## Information provided

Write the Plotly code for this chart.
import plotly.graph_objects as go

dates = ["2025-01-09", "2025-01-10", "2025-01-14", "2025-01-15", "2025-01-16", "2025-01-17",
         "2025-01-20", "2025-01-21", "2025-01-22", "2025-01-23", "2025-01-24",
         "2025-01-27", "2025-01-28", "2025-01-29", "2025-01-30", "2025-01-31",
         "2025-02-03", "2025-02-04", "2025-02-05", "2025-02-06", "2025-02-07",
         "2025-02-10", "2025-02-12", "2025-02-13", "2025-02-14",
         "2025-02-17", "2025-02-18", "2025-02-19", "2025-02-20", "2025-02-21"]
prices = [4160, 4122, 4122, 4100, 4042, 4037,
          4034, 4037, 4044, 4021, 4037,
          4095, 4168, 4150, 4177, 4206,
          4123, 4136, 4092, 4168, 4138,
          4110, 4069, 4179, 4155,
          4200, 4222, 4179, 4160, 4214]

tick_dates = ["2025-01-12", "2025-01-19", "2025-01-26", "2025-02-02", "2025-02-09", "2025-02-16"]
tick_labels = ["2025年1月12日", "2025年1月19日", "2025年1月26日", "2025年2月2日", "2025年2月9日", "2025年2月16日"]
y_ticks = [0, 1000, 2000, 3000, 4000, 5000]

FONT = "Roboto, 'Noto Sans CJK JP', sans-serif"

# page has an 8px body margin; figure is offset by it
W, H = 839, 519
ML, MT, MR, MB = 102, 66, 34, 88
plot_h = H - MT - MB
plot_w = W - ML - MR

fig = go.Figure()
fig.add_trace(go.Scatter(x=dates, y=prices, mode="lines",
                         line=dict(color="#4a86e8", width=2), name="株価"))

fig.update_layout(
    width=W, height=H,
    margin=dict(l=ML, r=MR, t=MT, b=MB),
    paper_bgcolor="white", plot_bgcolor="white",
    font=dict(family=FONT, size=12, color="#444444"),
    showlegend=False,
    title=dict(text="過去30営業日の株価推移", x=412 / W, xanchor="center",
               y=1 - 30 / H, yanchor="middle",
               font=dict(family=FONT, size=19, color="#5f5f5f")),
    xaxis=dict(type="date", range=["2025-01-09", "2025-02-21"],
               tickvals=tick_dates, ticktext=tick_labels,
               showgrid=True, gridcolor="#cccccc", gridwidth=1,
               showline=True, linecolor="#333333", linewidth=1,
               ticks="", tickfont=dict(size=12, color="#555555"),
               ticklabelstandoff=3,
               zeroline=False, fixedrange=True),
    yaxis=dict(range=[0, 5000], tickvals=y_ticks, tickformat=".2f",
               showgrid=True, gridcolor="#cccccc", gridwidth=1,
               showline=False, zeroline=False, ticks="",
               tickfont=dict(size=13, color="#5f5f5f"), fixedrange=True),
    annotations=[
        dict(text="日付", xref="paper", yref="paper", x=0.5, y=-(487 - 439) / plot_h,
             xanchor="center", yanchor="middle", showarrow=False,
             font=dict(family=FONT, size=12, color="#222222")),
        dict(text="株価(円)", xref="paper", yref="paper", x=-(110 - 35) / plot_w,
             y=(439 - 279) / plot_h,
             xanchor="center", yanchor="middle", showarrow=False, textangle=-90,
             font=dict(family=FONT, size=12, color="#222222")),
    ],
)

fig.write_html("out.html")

## Stated goal
Output exactly the leading lines of the data, up to and including the line marked by "import plotly.graph_objects as go".

## Answer to this exercise
Write the Plotly code for this chart.
import plotly.graph_objects as go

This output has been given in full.